Et pourtant, seules ces sept pièces nous sont parvenues. Pourquoi quatre-vingts pièces _ dont sans doute de très nombreux chefs-d’oeuvre _ ont-elles disparu ? Parce que, ose Kadaré, l’Eglise de Rome a voulu éliminer tous les mythes et tous les héros qui pouvaient faire concurrence à la Bible et au personnage de Jésus. Elle a recherché et détruit leurs manuscrits, qui existaient encore ; après le quinzième siècle, la nuit ottomane s’est chargée de faire disparaitre ceux qui pouvaient exister encore.

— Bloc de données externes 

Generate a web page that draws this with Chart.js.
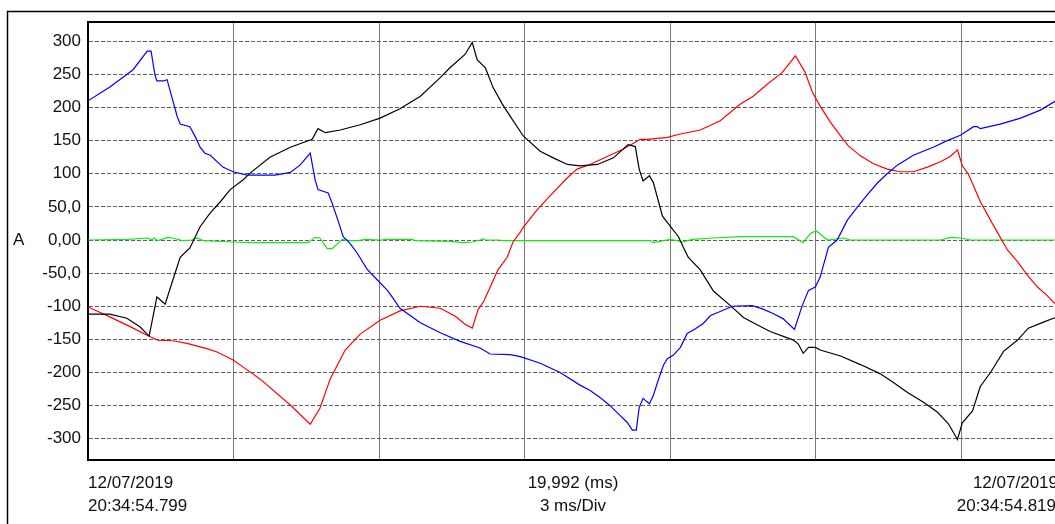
<!DOCTYPE html>
<html>
<head>
<meta charset="utf-8">
<script src="https://cdn.jsdelivr.net/npm/chart.js@4.4.0/dist/chart.umd.min.js"></script>
<style>
  html, body { margin: 0; padding: 0; overflow: hidden; background: #fff; }
  .wrap { position: relative; width: 1058px; height: 524px; }
</style>
</head>
<body>
<div class="wrap"><canvas id="osc"></canvas></div>
<script>
// time in ms from the left edge of the window, current in A
const blueT = [0, 0.45, 0.93, 1.22, 1.30, 1.38, 1.42, 1.55, 1.63, 1.84, 1.90, 2.10, 2.21, 2.31, 2.41, 2.52, 2.78, 2.99, 3.28, 3.86, 4.17, 4.37, 4.58, 4.68, 4.74, 4.95, 5.03, 5.15, 5.26, 5.40, 5.55, 5.75, 5.96, 6.17, 6.29, 6.43, 6.85, 7.26, 7.67, 8.08, 8.29, 8.70, 8.91, 9.32, 9.73, 10.14, 10.35, 10.56, 10.76, 10.97, 11.11, 11.22, 11.30, 11.36, 11.44, 11.57, 11.65, 11.75, 11.86, 11.94, 12.06, 12.21, 12.35, 12.52, 12.68, 12.83, 13.03, 13.28, 13.69, 13.90, 14.12, 14.33, 14.56, 14.72, 14.85, 14.99, 15.09, 15.26, 15.44, 15.65, 15.86, 16.06, 16.27, 16.47, 16.68, 17.01, 17.42, 17.71, 17.98, 18.25, 18.33, 18.39, 18.80, 19.22, 19.63, 19.99]
const blueA = [210, 231, 257, 285, 285, 249, 240, 240, 242, 186, 175, 171, 156, 140, 131, 128, 110, 103, 98, 98, 102, 113, 131, 91, 76, 71, 56, 30, 5, -5, -20, -44, -60, -76, -88, -103, -125, -140, -153, -163, -172, -173, -176, -186, -200, -219, -227, -238, -250, -265, -275, -287, -287, -253, -239, -247, -235, -212, -189, -179, -174, -162, -141, -134, -126, -114, -108, -100, -99, -104, -111, -119, -135, -99, -76, -71, -56, -11, 0, 30, 50, 68, 86, 100, 113, 128, 140, 150, 158, 171, 171, 168, 175, 184, 196, 212]

const blackT = [0, 0.45, 0.80, 1.07, 1.26, 1.42, 1.59, 1.75, 1.90, 2.10, 2.31, 2.52, 2.72, 2.93, 3.20, 3.34, 3.75, 4.17, 4.62, 4.74, 4.89, 5.20, 5.61, 6.02, 6.43, 6.85, 7.26, 7.46, 7.77, 7.92, 8.02, 8.19, 8.35, 8.54, 8.70, 8.97, 9.32, 9.59, 9.88, 10.14, 10.50, 10.83, 11.13, 11.28, 11.36, 11.44, 11.57, 11.65, 11.84, 12.00, 12.17, 12.27, 12.37, 12.62, 12.89, 13.24, 13.51, 13.71, 14.06, 14.54, 14.64, 14.74, 14.85, 14.99, 15.09, 15.51, 15.92, 16.33, 16.60, 16.89, 17.22, 17.51, 17.73, 17.92, 18.02, 18.23, 18.39, 18.60, 18.87, 19.16, 19.38, 19.69, 19.90, 19.99]
const blackA = [-112, -112, -118, -131, -145, -86, -97, -60, -26, -12, 20, 41, 57, 76, 91, 101, 125, 140, 152, 168, 162, 166, 174, 184, 198, 217, 245, 260, 280, 298, 272, 260, 230, 205, 187, 157, 134, 124, 114, 112, 114, 124, 144, 141, 107, 89, 97, 87, 36, 21, 5, -11, -26, -45, -77, -99, -117, -125, -138, -151, -157, -171, -162, -162, -166, -175, -188, -202, -215, -230, -245, -260, -277, -301, -276, -258, -221, -200, -168, -151, -133, -124, -118, -116]

const redT = [0, 0.45, 0.93, 1.28, 1.44, 1.75, 2.04, 2.45, 2.66, 2.99, 3.28, 3.55, 4.17, 4.58, 4.78, 4.99, 5.30, 5.61, 6.02, 6.43, 6.85, 7.26, 7.57, 7.77, 7.92, 8.04, 8.16, 8.29, 8.45, 8.64, 8.76, 8.91, 8.97, 9.26, 9.59, 9.88, 10.08, 10.35, 10.70, 11.03, 11.38, 11.53, 11.94, 12.21, 12.62, 13.03, 13.44, 13.71, 14.00, 14.31, 14.58, 14.78, 14.93, 15.09, 15.30, 15.51, 15.67, 15.92, 16.19, 16.47, 16.74, 17.01, 17.30, 17.57, 17.77, 17.92, 18.02, 18.14, 18.25, 18.39, 18.60, 18.95, 19.16, 19.36, 19.57, 19.77, 19.90, 19.99]
const redA = [-101, -116, -133, -146, -151, -152, -156, -164, -169, -181, -196, -210, -249, -278, -254, -210, -166, -142, -121, -107, -100, -103, -115, -127, -133, -105, -92, -71, -45, -26, -3, 12, 19, 46, 72, 94, 107, 114, 126, 137, 152, 152, 155, 160, 166, 180, 205, 217, 235, 253, 278, 253, 223, 202, 178, 157, 142, 127, 115, 107, 103, 103, 110, 118, 126, 136, 112, 100, 82, 58, 30, -15, -33, -53, -71, -84, -94, -99]

const greenT = [0, 0.82, 1.22, 1.32, 1.36, 1.44, 1.65, 1.75, 1.94, 2.14, 2.25, 2.37, 2.99, 3.34, 4.54, 4.68, 4.78, 4.93, 5.03, 5.24, 5.40, 5.57, 5.71, 6.02, 6.17, 6.68, 6.74, 7.46, 7.73, 7.92, 8.08, 8.14, 8.19, 8.45, 8.56, 9.53, 10.56, 11.59, 11.65, 12.00, 12.27, 12.45, 12.89, 13.44, 14.54, 14.74, 14.89, 15.01, 15.24, 15.57, 15.71, 17.57, 17.77, 17.98, 18.19, 19.99]
const greenA = [0, 1, 3, 0, 3, -1, 4, 3, -1, 0, 3, -1, -3, -4, -4, 4, 3, -13, -13, 1, -1, -1, 1, 0, 1, 1, -1, -2, -4, -3, 0, 2, 0, 0, -1, -1, -1, -1, -4, 1, -3, 1, 3, 5, 5, -4, 10, 14, 0, 3, 0, 0, 4, 3, 0, 0]

const yTickValues = [300, 250, 200, 150, 100, 50, 0, -50, -100, -150, -200, -250, -300]
const yTickLabels = ["300", "250", "200", "150", "100", "50,0", "0,00", "-50,0", "-100", "-150", "-200", "-250", "-300"]
const unitLabel = "A"
const startLabel = ["12/07/2019", "20:34:54.799"]
const endLabel = ["12/07/2019", "20:34:54.819"]
const spanLabel = ["19,992 (ms)", "3 ms/Div"]
const spanMs = 19.992
const divMs = 3

const FONT = "17px 'Liberation Sans', Arial, sans-serif"

const toPoints = (t, a) => t.map((x, i) => ({ x: x, y: a[i] }))

const series = (label, color, t, a) => ({
  label: label,
  data: toPoints(t, a),
  borderColor: color,
  backgroundColor: color,
  borderWidth: 1.2,
  pointRadius: 0,
  tension: 0,
})

// frame lines and the text under the plot
const framePlugin = {
  id: "frame",
  afterDraw(chart) {
    const ctx = chart.ctx
    const area = chart.chartArea
    ctx.save()
    ctx.strokeStyle = "#000"
    ctx.lineWidth = 1.5
    ctx.beginPath()
    ctx.moveTo(7.5, 524)
    ctx.lineTo(7.5, 11.5)
    ctx.lineTo(chart.width, 11.5)
    ctx.stroke()
    ctx.lineWidth = 2
    ctx.beginPath()
    ctx.moveTo(area.left - 1, area.top)
    ctx.lineTo(area.right, area.top)
    ctx.stroke()

    ctx.fillStyle = "#111"
    ctx.font = FONT
    ctx.textBaseline = "middle"
    ctx.textAlign = "left"
    ctx.fillText(unitLabel, 13, chart.scales.y.getPixelForValue(0))
    ctx.fillText(startLabel[0], area.left, area.bottom + 23)
    ctx.fillText(startLabel[1], area.left, area.bottom + 46)
    ctx.textAlign = "center"
    const mid = (area.left + area.right) / 2
    ctx.fillText(spanLabel[0], mid, area.bottom + 23)
    ctx.fillText(spanLabel[1], mid, area.bottom + 46)
    ctx.textAlign = "right"
    ctx.fillText(endLabel[0], area.right, area.bottom + 23)
    ctx.fillText(endLabel[1], area.right - 2, area.bottom + 46)
    ctx.restore()
  },
}

const ctx = document.getElementById("osc").getContext("2d")
const oscChart = new Chart(ctx, {
  type: "line",
  data: {
    datasets: [
      series("Ia", "#0000ff", blueT, blueA),
      series("Ib", "#000000", blackT, blackA),
      series("Ic", "#ff0000", redT, redA),
      series("In", "#14e614", greenT, greenA),
    ],
  },
  options: {
    animation: false,
    responsive: true,
    maintainAspectRatio: false,
    layout: { padding: { top: 22, bottom: 64, left: 0, right: 0 } },
    plugins: { legend: { display: false }, tooltip: { enabled: false } },
    scales: {
      x: {
        type: "linear",
        min: 0,
        max: spanMs,
        afterFit: (s) => { s.height = 0 },
        ticks: { display: false, stepSize: divMs, includeBounds: false },
        grid: { color: "#7a7a7a", lineWidth: 1, drawTicks: false },
        border: { display: true, color: "#000", width: 2 },
      },
      y: {
        min: -332,
        max: 329,
        afterFit: (s) => { s.width = 88 },
        ticks: {
          stepSize: 50,
          includeBounds: false,
          padding: 7,
          color: "#111",
          font: { family: "'Liberation Sans', Arial, sans-serif", size: 17 },
          callback: (v) => {
            const i = yTickValues.indexOf(v)
            return i >= 0 ? yTickLabels[i] : ""
          },
        },
        grid: { color: "#5e5e5e", lineWidth: 1, drawTicks: false },
        border: { display: true, color: "#000", width: 2, dash: [4, 2] },
      },
    },
  },
  plugins: [framePlugin],
})
</script>
</body>
</html>
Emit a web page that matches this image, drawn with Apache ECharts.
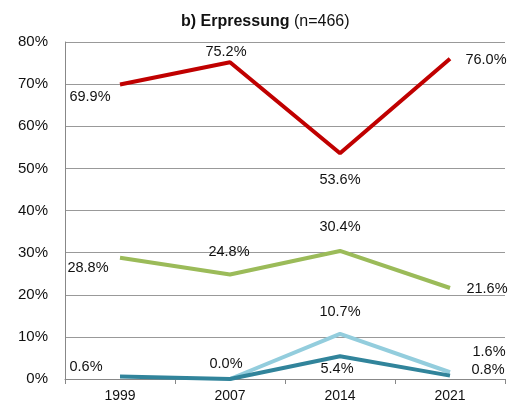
<!DOCTYPE html>
<html><head><meta charset="utf-8">
<script src="https://cdn.jsdelivr.net/npm/echarts@6/dist/echarts.min.js"></script>
<style>html,body{margin:0;padding:0;background:#fff}#c{width:508px;height:411px}</style>
</head><body><div id="c"></div>
<script>
const categories = ['1999', '2007', '2014', '2021'];
const yTicks = [0, 10, 20, 30, 40, 50, 60, 70, 80];
const seriesNames = ['A', 'B', 'C', 'D'];
const redValues = [69.9, 75.2, 53.6, 76.0];
const greenValues = [28.8, 24.8, 30.4, 21.6];
const lightBlueValues = [null, 0.0, 10.7, 1.6];
const tealValues = [0.6, 0.0, 5.4, 0.8];

// label offsets (style only)
const redOff = [[-30, 12], [-4, -10], [0, 27], [36, 1]];
const greenOff = [[-32, 10], [-1, -23], [0, -24], [37, 1]];
const lightOff = [null, null, [0, -22], [39, -20]];
const tealOff = [[-34, -9], [-4, -15], [-3, 13], [38, -6]];

function mk(values, offs) {
  return values.map((v, i) => {
    if (v === null) return null;
    const o = offs[i];
    return {
      value: v,
      label: o ? { show: true, position: 'inside', offset: o } : { show: false }
    };
  });
}
const lbl = { show: true, position: 'inside', formatter: p => p.value.toFixed(1) + '%', color: '#111', fontSize: 14.5, fontFamily: 'Liberation Sans, Arial, sans-serif' };
function line(name, color, values, offs, z) {
  return {
    name, type: 'line', data: mk(values, offs), z,
    symbol: 'circle', symbolSize: 0.1, showSymbol: true,
    lineStyle: { color, width: 4 }, itemStyle: { color },
    label: lbl, animation: false, connectNulls: false,
    emphasis: { disabled: true }
  };
}
const chart = echarts.init(document.getElementById('c'));
chart.setOption({
  animation: false,
  title: {
    text: '{b|b) Erpressung}{n| (n=466)}',
    left: 176, top: 9,
    textStyle: { rich: {
      b: { fontWeight: 'bold', fontSize: 16, color: '#111', fontFamily: 'Liberation Sans, Arial, sans-serif' },
      n: { fontWeight: 'normal', fontSize: 16, color: '#111', fontFamily: 'Liberation Sans, Arial, sans-serif' }
    } }
  },
  grid: { left: 65, right: 3, top: 42, bottom: 32, containLabel: false },
  xAxis: {
    type: 'category', data: categories, boundaryGap: true,
    axisLine: { lineStyle: { color: '#888', width: 1 } },
    axisTick: { show: true, length: 5, lineStyle: { color: '#888' } },
    axisLabel: { color: '#111', fontSize: 14, margin: 10, fontFamily: 'Liberation Sans, Arial, sans-serif' }
  },
  yAxis: {
    type: 'value', min: yTicks[0], max: yTicks[yTicks.length - 1], interval: 10,
    axisLine: { show: true, lineStyle: { color: '#888', width: 1 } },
    axisTick: { show: false },
    splitLine: { lineStyle: { color: '#999', width: 1 } },
    axisLabel: { color: '#111', fontSize: 15, margin: 17, formatter: '{value}%', fontFamily: 'Liberation Sans, Arial, sans-serif' }
  },
  series: [
    line(seriesNames[0], '#C00000', redValues, redOff, 4),
    line(seriesNames[1], '#9BBB59', greenValues, greenOff, 3),
    line(seriesNames[2], '#93CDDD', lightBlueValues, lightOff, 2),
    line(seriesNames[3], '#31849B', tealValues, tealOff, 5)
  ]
});
</script></body></html>
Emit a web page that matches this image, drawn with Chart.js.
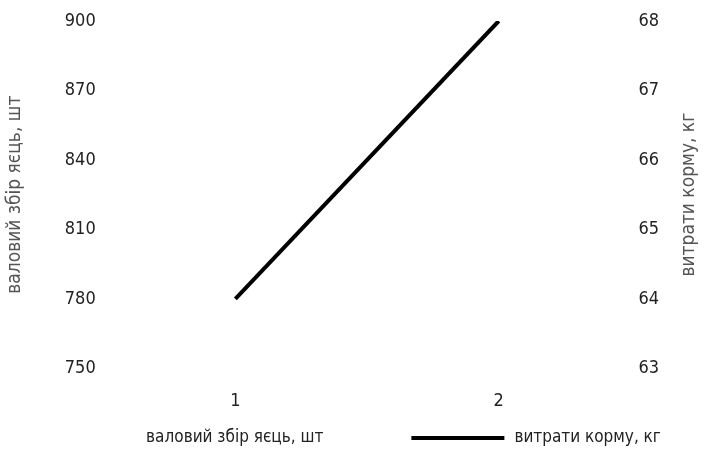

Alors, tout art a-t-il une fin ? Tout artiste est-il nécessairement perdant ? Non, dit le romancier albanais. Et Eschyle le prouve. Car, malgré l’exil que lui imposent les puissants d’Athènes, malgré sa mort solitaire en Sicile, la Grèce et l’oeuvre d’Eschyle sont restées inséparables aux yeux des hommes. De tous les temps, ‘il sentait bien que c’était là comme un décret du destin, mais, dans cette fatalité, il y avait à la fois les ténèbres et la lumière, la douleur et la joie, la mort et la résurrection’.
Naturellement, comme la Madame Bovary de Flaubert, Eschyle, c’est Kadaré, mais cet essai va au-delà d’une réflexion sur les rapports d’un écrivain et de son peuple. C’est une magnifique méditation sur le destin de tout créateur, dont l’oeuvre est sans cesse menacée par la frénésie d’un monde futile, d’un monde qui avance en effaçant ses propres traces, et qui ne se grandit que lorsqu’il sait décider de laisser des bornes à chaque étape, en faisant d’une parole ou d’un regard un sanctuaire à transmettre, constituant peu à peu le patrimoine de l’humanité, dont chaque génération n’a que l’usufruit.
Telle est sans doute la première victoire d’Eschyle que d’avoir été le premier perdant.
* ESCHYLE OU L’ÉTERNEL PERDANT, d’Ismail Kadaré, traduit de l’albanais par Alexandre Zotos, Fayard, 130 p., 69 F. _ L’ensemble de l’oeuvre de Kadaré est désormais édité chez Fayard.